Fusiliers by Mark Urban

After a long hiatus for personal reasons, I recently read a book that is relevant for our upcoming July 4th celebrations.  Mark Urban’s Fusiliers is an engaging view of the Revolutionary War from the British perspective.  The book is 400 pages.  Urban describes the exploits of the 23rd “Royal Welch Fusiliers” – one of only a few British regiments that fought in the War from the opening shots at Lexington to the final shots at Yorktown.

 

This is a fascinating book because of the perspective that Urban takes.  I have read many books on the American Revolution, but none from the British perspective.  Urban brings a clarity of the “other side” that few writers writing from the American perspective can give the reader.  I particularly like how Urban explains the similarities and differences between the American and British armies.  In addition, the reader gets a better idea of what it was like to be a British soldier in an environment where most people despised him and often wanted to kill him.

 

Urban combines masterful writing with excellent scholarship.  He draws chiefly from primary documents – diaries and letters from officers and rankers.  A wonderful source is Sergeant Roger Lamb’s memoirs.  Lamb is a gold mine of information for the rankers because most of them at this time were illiterate and thus there is not much in primary sources from them.  Lamb was a literate and intelligent man who served with the 23rd after he escaped from his imprisonment after Saratoga.

 

In summary, the book is an excellent work on British troops during the American Revolution.

1 Comment

  1. A very interesting book.
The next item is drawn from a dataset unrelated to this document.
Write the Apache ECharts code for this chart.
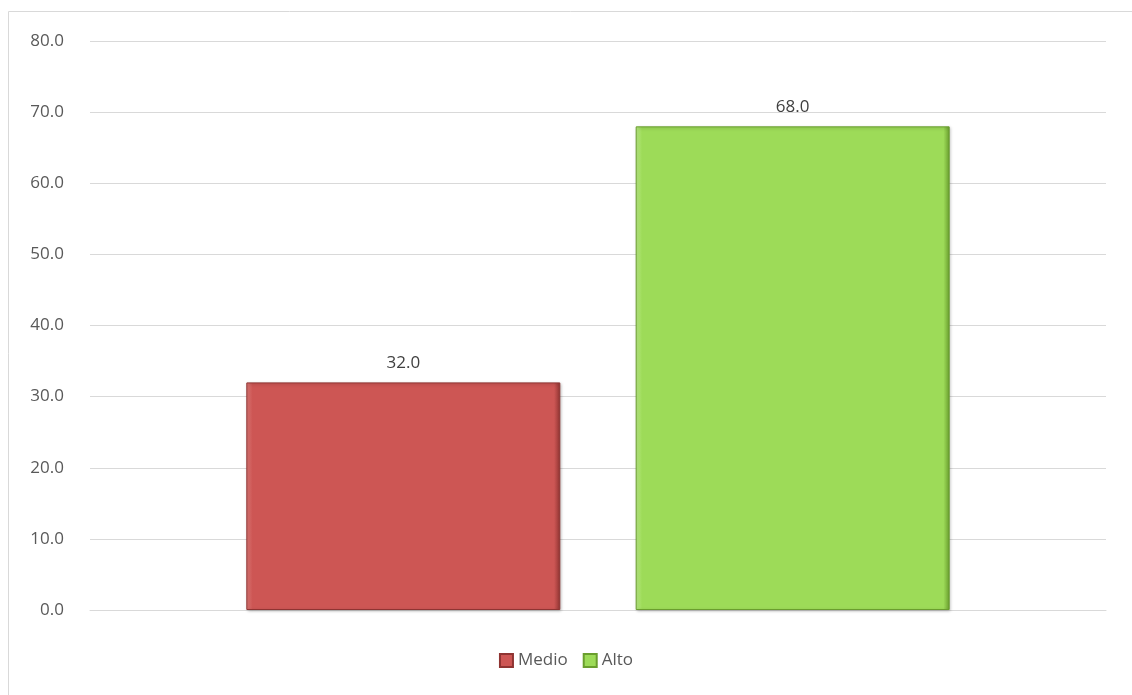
<!DOCTYPE html>
<html>
<head>
<meta charset="utf-8">
<script src="https://cdn.jsdelivr.net/npm/echarts@6/dist/echarts.min.js"></script>
<style>
  html, body { margin: 0; padding: 0; background: #fff; }
  #chart { width: 1132px; height: 695px; }
</style>
</head>
<body>
<div id="chart"></div>
<script>
// datos
const categories = [''];
const seriesNames = ['Medio', 'Alto'];
const medio = [32.0];
const alto = [68.0];
const yTicks = { min: 0, max: 80, interval: 10 };

const chart = echarts.init(document.getElementById('chart'));

// bisel tipo excel
function bevel(base, light, dark) {
  return {
    color: {
      type: 'linear', x: 0, y: 0, x2: 1, y2: 0,
      colorStops: [
        { offset: 0, color: light },
        { offset: 0.02, color: base },
        { offset: 0.98, color: base },
        { offset: 1, color: dark }
      ]
    },
    borderColor: dark,
    borderWidth: 1,
    shadowColor: 'rgba(0,0,0,0.25)',
    shadowBlur: 3,
    shadowOffsetX: 1,
    shadowOffsetY: 1
  };
}

const labelStyle = {
  show: true,
  position: 'top',
  distance: 11,
  color: '#404040',
  fontSize: 17,
  fontFamily: 'Open Sans',
  formatter: p => p.value.toFixed(1)
};

chart.setOption({
  animation: false,
  textStyle: { fontFamily: 'Open Sans' },
  graphic: [{
    type: 'rect',
    shape: { x: 8.5, y: 11.5, width: 1140, height: 700 },
    style: { fill: 'none', stroke: '#d9d9d9', lineWidth: 1 },
    silent: true
  }],
  grid: { left: 90, right: 26, top: 41, bottom: 85 },
  legend: {
    bottom: 21,
    left: 'center',
    itemWidth: 13,
    itemHeight: 13,
    itemGap: 15,
    icon: 'rect',
    textStyle: { color: '#595959', fontSize: 17, fontFamily: 'Open Sans' },
    data: seriesNames
  },
  xAxis: {
    type: 'category',
    data: categories,
    axisLine: { lineStyle: { color: '#d9d9d9' } },
    axisTick: { show: false },
    axisLabel: { show: false }
  },
  yAxis: {
    type: 'value',
    min: yTicks.min,
    max: yTicks.max,
    interval: yTicks.interval,
    axisLine: { show: false },
    axisTick: { show: false },
    axisLabel: {
      color: '#595959',
      fontSize: 17,
      margin: 26,
      formatter: v => v.toFixed(1)
    },
    splitLine: { lineStyle: { color: '#d9d9d9' } }
  },
  series: [
    {
      name: seriesNames[0],
      type: 'bar',
      data: medio,
      barWidth: 314,
      barGap: '24%',
      itemStyle: bevel('#CD5654', '#e07b78', '#8f3432'),
      label: labelStyle
    },
    {
      name: seriesNames[1],
      type: 'bar',
      data: alto,
      barWidth: 314,
      itemStyle: bevel('#9DDB58', '#bff08a', '#6a9e2e'),
      label: labelStyle
    }
  ]
});
</script>
</body>
</html>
I had never seen that the regiment had been followed through the war. Interesting that the English army adopted the light brigade tactics later on. One thing puzzles me–why did he think that Boston’s Joseph Warren was a Presbyterian minister? He was a medical doctor, no denomination that I know of. Harvard graduates of the time often went into the ministry;others did not see John Adams, lawyer. It is a minor point but puzzling.